TECHNICOLOUR vs MONOCHROME
Author: Bruce Jenkins Date Posted:16 July 2021
There is a tendency to characterise decades with a single image. Thus, the Sixties were paisley, flares defined the Seventies and the Eighties were neon bright. Of course it could never be as simple as that; we adopt labels as a way to summarise, with all the shrinkage that implies. Take British band The Cure, for example. Much of their popular recognition came from a handful of upbeat singles ( "The Love Cats", "Let’s Go To Bed") yet their musical reputation was built on the goth period and the three albums released between 1980 and 1982. It is the middle LP, Faith, that presents The Cure in all their downcast glory.
Pick up Faith and you are greeted by a washed out monochrome photo of a fog-shrouded English church. It is a weeping, bleak image, well-matched to the mood of the music. Gloom, of course, was exactly what the goth scene projected, as the signature fashion statement of black clothes and pale skin so strikingly demonstrates. But giving the music time and space, making room to explore this B&W world, can reveal much to enjoy.
Faith opens with "The Holy Hour". The instrumentation is sparse, the atmosphere dreamy yet unsettling. Robert Smith’s voice does not even enter until the one-and-a-half minute mark and when it does it is back in the mix, almost like the human presence is distant, lost in the fog. A tolling bell signifies the end of the piece. But then the pace accelerates, with (the modestly successful single) "Primary". This song has lots of effects in play, and rattles along at quite a clip like a goth REM. That’s the way the album unfolds; within its austere world there are eight shades of grey ranging from melancholy ("The Drowning Man") to enraged ("Doubt"), while the lyrics canvas ageing, death and isolation. Yes, it is downbeat. Yes, it is compelling. Yes, it is rather brilliant. Perfect for a chilly winter’s afternoon or late night brooding.
In startling contrast to the austere pessimism of the oh-so-English Cure we have Hollywood’s glitz and high-octane energy, represented in all its Eighties technicolour glory by Kenny Loggins At The Movies.
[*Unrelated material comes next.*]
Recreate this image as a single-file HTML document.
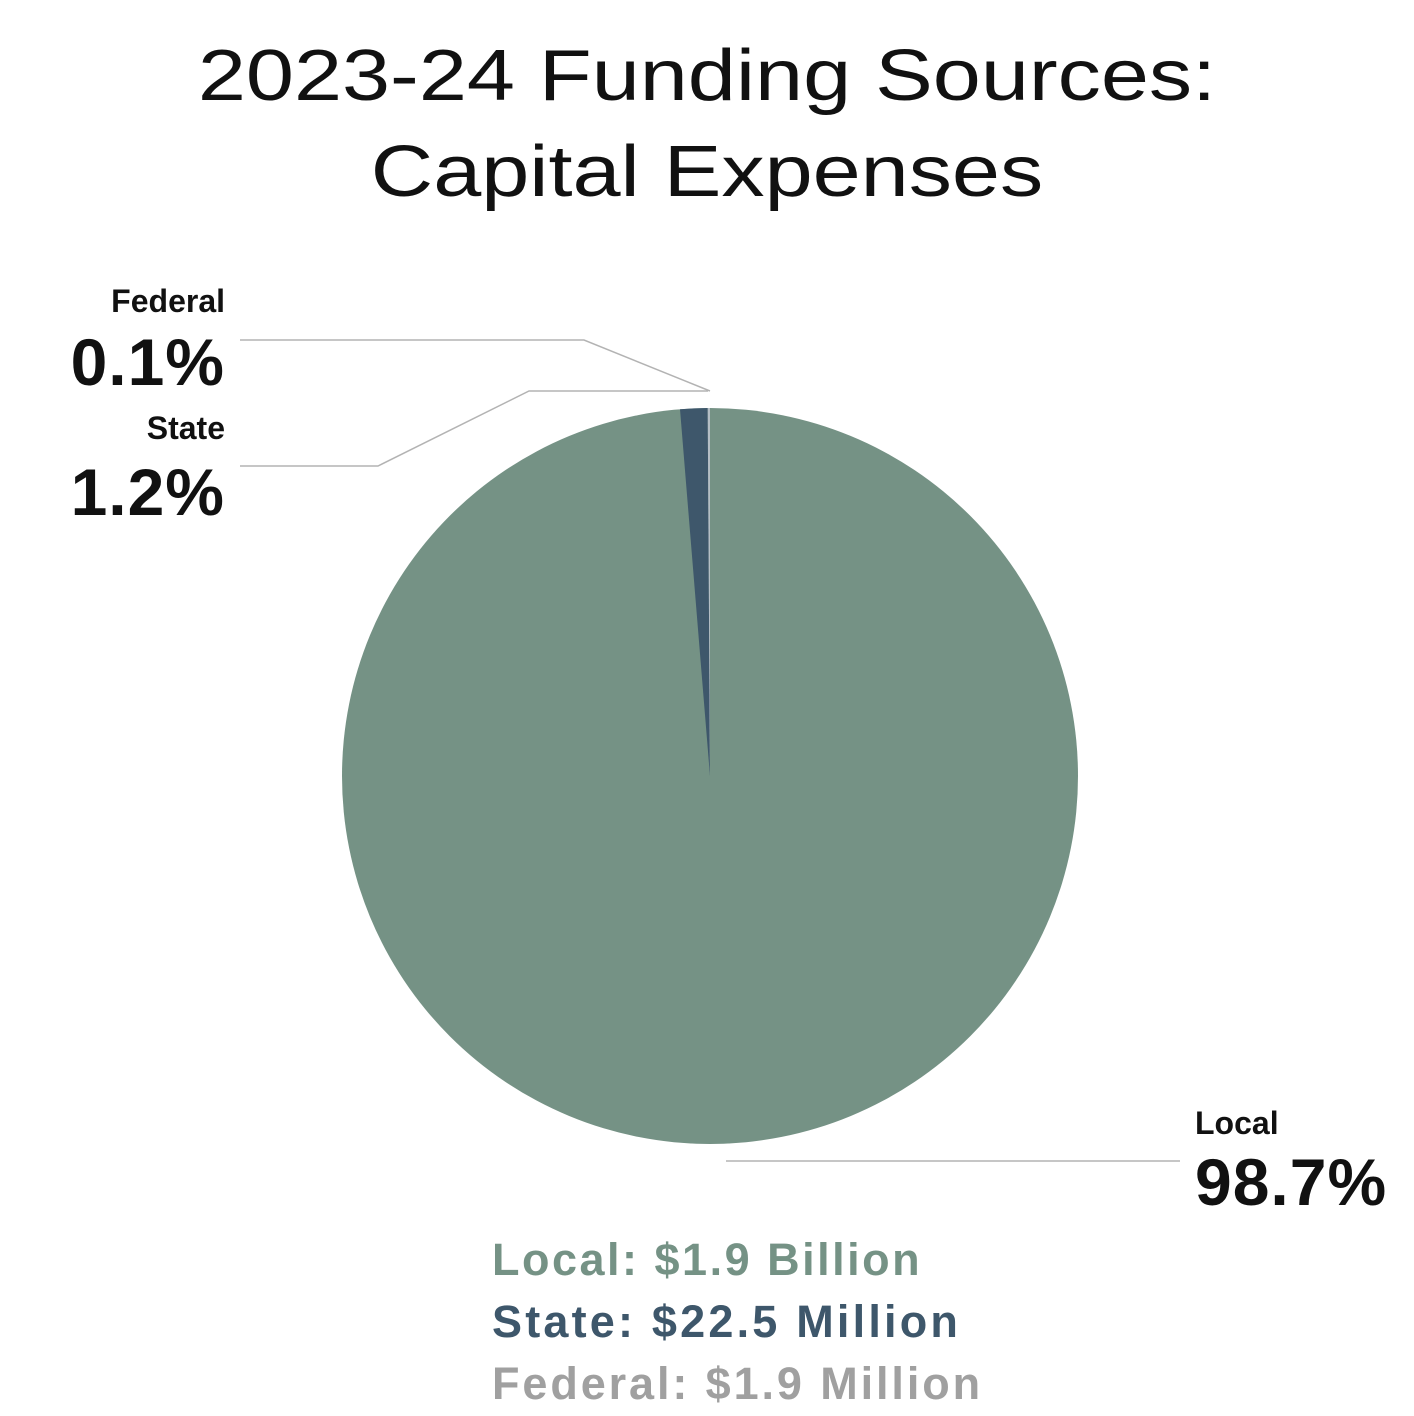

This 2021 RSD release gathers together Loggins’ film music songs into one bright and breezy thirty-six minute blast of pop exuberance.
The LP opens with "I’m Alright" from Caddyshack (1980), Loggins’ first foray into songs for movies. The single quickly proved what a fine career move this was, reaching the US Top 10. Things soon got even better for the man who came to be dubbed "King of the Movie Soundtrack" (we’re not sure who awarded him this regal title). Loggins’ next film commission was Footloose. You probably know the rest: the title song was a #1 hit in a many countries (including the US, Australia and New Zealand) and remains a staple of Classic Rock FM radio to this day.
Was Kenny Loggins ground down by the demands of movie songwriting? Not in the slightest! Top Gun came next, the soundtrack LP being a massive seller on the back of "Danger Zone" and "Playing with the boys", both featured on Kenny Loggins At The Movies. A couple more (less lauded) movies rounded out a massively successful decade for Mr Loggins.
Pondering that title, "King of the movie soundtrack", one cannot help thinking about another King, Elvis Presley, who not only starred in over thirty movies, but recorded soundtrack LPs for seventeen of them. How does "Jailhouse Rock" measure up against "Footloose"? We’ll leave that for you to debate, because we’re off to a party being thrown by the warden at the county jail. The prison band is there and maybe they will play some Cure covers.